> Data block:
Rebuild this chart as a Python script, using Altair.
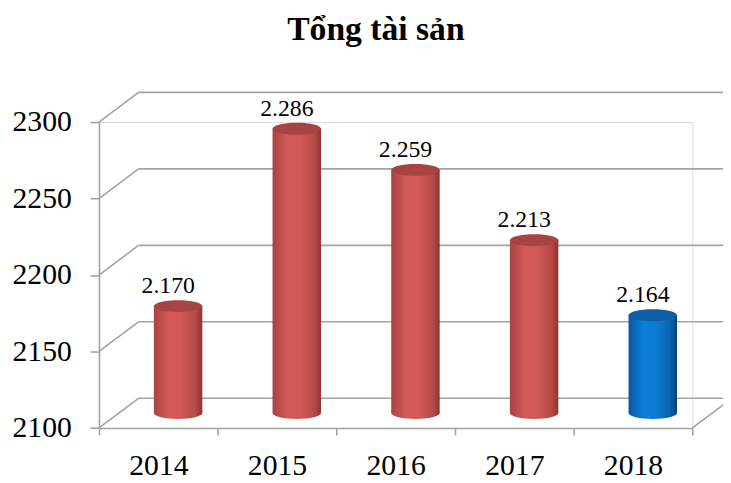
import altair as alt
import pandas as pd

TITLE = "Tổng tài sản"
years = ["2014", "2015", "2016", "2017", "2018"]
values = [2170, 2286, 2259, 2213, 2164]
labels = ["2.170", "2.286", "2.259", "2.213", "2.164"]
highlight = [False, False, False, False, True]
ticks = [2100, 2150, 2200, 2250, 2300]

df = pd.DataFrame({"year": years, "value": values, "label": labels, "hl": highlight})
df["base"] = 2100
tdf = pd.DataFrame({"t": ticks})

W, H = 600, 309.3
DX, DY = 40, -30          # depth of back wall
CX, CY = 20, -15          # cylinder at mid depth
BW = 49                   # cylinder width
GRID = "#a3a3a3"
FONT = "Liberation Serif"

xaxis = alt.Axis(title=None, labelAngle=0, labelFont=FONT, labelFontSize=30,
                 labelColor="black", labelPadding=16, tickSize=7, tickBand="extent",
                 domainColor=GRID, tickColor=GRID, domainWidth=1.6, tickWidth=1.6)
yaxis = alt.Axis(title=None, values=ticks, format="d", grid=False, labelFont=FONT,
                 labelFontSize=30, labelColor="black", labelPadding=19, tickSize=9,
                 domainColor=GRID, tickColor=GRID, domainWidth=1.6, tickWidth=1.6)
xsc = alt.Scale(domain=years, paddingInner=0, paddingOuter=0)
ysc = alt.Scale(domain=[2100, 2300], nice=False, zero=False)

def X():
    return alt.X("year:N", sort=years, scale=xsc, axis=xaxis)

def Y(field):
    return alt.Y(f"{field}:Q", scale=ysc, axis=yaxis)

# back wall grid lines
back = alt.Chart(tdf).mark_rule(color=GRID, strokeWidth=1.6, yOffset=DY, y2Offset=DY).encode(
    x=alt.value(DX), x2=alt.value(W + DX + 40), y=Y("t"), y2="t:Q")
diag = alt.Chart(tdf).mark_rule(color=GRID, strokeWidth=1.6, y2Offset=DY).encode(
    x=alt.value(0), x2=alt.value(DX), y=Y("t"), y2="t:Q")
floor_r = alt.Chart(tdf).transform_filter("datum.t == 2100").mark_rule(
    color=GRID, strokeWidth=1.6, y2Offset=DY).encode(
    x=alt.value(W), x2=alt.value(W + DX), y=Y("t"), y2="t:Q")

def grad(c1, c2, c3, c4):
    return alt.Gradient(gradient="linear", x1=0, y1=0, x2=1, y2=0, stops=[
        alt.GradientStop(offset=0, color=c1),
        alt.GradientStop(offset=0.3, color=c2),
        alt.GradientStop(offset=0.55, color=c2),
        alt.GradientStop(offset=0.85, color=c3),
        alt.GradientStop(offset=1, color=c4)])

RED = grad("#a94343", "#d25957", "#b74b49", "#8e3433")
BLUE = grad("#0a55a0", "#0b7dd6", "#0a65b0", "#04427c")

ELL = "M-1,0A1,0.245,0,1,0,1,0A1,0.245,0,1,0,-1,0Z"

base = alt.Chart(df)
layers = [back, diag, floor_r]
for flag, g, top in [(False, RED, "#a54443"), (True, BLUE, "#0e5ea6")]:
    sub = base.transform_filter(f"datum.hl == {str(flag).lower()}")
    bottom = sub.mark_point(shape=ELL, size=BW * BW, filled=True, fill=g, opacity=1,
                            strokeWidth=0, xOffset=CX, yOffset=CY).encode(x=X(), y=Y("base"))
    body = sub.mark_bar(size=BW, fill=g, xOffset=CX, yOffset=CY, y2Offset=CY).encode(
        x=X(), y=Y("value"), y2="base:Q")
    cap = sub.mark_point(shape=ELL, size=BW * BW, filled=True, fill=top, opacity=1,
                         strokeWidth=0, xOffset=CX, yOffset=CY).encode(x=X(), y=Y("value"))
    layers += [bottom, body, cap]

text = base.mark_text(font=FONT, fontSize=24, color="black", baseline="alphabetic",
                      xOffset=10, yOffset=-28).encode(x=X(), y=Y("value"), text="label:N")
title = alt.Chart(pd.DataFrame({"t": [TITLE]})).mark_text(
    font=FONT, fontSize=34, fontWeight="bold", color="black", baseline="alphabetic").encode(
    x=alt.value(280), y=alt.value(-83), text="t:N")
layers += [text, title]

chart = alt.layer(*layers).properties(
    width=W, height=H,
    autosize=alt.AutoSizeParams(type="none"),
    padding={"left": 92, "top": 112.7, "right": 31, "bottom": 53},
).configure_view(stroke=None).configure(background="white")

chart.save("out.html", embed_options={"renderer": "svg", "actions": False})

> Exercise prompt: Copy all the lines of data exactly as they appear, dropping any images.

> Response below:
Rebuild this chart as a Python script, using Altair.
import altair as alt
import pandas as pd

TITLE = "Tổng tài sản"
years = ["2014", "2015", "2016", "2017", "2018"]
values = [2170, 2286, 2259, 2213, 2164]
labels = ["2.170", "2.286", "2.259", "2.213", "2.164"]
highlight = [False, False, False, False, True]
ticks = [2100, 2150, 2200, 2250, 2300]

df = pd.DataFrame({"year": years, "value": values, "label": labels, "hl": highlight})
df["base"] = 2100
tdf = pd.DataFrame({"t": ticks})

W, H = 600, 309.3
DX, DY = 40, -30          # depth of back wall
CX, CY = 20, -15          # cylinder at mid depth
BW = 49                   # cylinder width
GRID = "#a3a3a3"
FONT = "Liberation Serif"

xaxis = alt.Axis(title=None, labelAngle=0, labelFont=FONT, labelFontSize=30,
                 labelColor="black", labelPadding=16, tickSize=7, tickBand="extent",
                 domainColor=GRID, tickColor=GRID, domainWidth=1.6, tickWidth=1.6)
yaxis = alt.Axis(title=None, values=ticks, format="d", grid=False, labelFont=FONT,
                 labelFontSize=30, labelColor="black", labelPadding=19, tickSize=9,
                 domainColor=GRID, tickColor=GRID, domainWidth=1.6, tickWidth=1.6)
xsc = alt.Scale(domain=years, paddingInner=0, paddingOuter=0)
ysc = alt.Scale(domain=[2100, 2300], nice=False, zero=False)

def X():
    return alt.X("year:N", sort=years, scale=xsc, axis=xaxis)

def Y(field):
    return alt.Y(f"{field}:Q", scale=ysc, axis=yaxis)

# back wall grid lines
back = alt.Chart(tdf).mark_rule(color=GRID, strokeWidth=1.6, yOffset=DY, y2Offset=DY).encode(
    x=alt.value(DX), x2=alt.value(W + DX + 40), y=Y("t"), y2="t:Q")
diag = alt.Chart(tdf).mark_rule(color=GRID, strokeWidth=1.6, y2Offset=DY).encode(
    x=alt.value(0), x2=alt.value(DX), y=Y("t"), y2="t:Q")
floor_r = alt.Chart(tdf).transform_filter("datum.t == 2100").mark_rule(
    color=GRID, strokeWidth=1.6, y2Offset=DY).encode(
    x=alt.value(W), x2=alt.value(W + DX), y=Y("t"), y2="t:Q")

def grad(c1, c2, c3, c4):
    return alt.Gradient(gradient="linear", x1=0, y1=0, x2=1, y2=0, stops=[
        alt.GradientStop(offset=0, color=c1),
        alt.GradientStop(offset=0.3, color=c2),
        alt.GradientStop(offset=0.55, color=c2),
        alt.GradientStop(offset=0.85, color=c3),
        alt.GradientStop(offset=1, color=c4)])

RED = grad("#a94343", "#d25957", "#b74b49", "#8e3433")
BLUE = grad("#0a55a0", "#0b7dd6", "#0a65b0", "#04427c")

ELL = "M-1,0A1,0.245,0,1,0,1,0A1,0.245,0,1,0,-1,0Z"

base = alt.Chart(df)
layers = [back, diag, floor_r]
for flag, g, top in [(False, RED, "#a54443"), (True, BLUE, "#0e5ea6")]:
    sub = base.transform_filter(f"datum.hl == {str(flag).lower()}")
    bottom = sub.mark_point(shape=ELL, size=BW * BW, filled=True, fill=g, opacity=1,
                            strokeWidth=0, xOffset=CX, yOffset=CY).encode(x=X(), y=Y("base"))
    body = sub.mark_bar(size=BW, fill=g, xOffset=CX, yOffset=CY, y2Offset=CY).encode(
        x=X(), y=Y("value"), y2="base:Q")
    cap = sub.mark_point(shape=ELL, size=BW * BW, filled=True, fill=top, opacity=1,
                         strokeWidth=0, xOffset=CX, yOffset=CY).encode(x=X(), y=Y("value"))
    layers += [bottom, body, cap]

text = base.mark_text(font=FONT, fontSize=24, color="black", baseline="alphabetic",
                      xOffset=10, yOffset=-28).encode(x=X(), y=Y("value"), text="label:N")
title = alt.Chart(pd.DataFrame({"t": [TITLE]})).mark_text(
    font=FONT, fontSize=34, fontWeight="bold", color="black", baseline="alphabetic").encode(
    x=alt.value(280), y=alt.value(-83), text="t:N")
layers += [text, title]

chart = alt.layer(*layers).properties(
    width=W, height=H,
    autosize=alt.AutoSizeParams(type="none"),
    padding={"left": 92, "top": 112.7, "right": 31, "bottom": 53},
).configure_view(stroke=None).configure(background="white")

chart.save("out.html", embed_options={"renderer": "svg", "actions": False})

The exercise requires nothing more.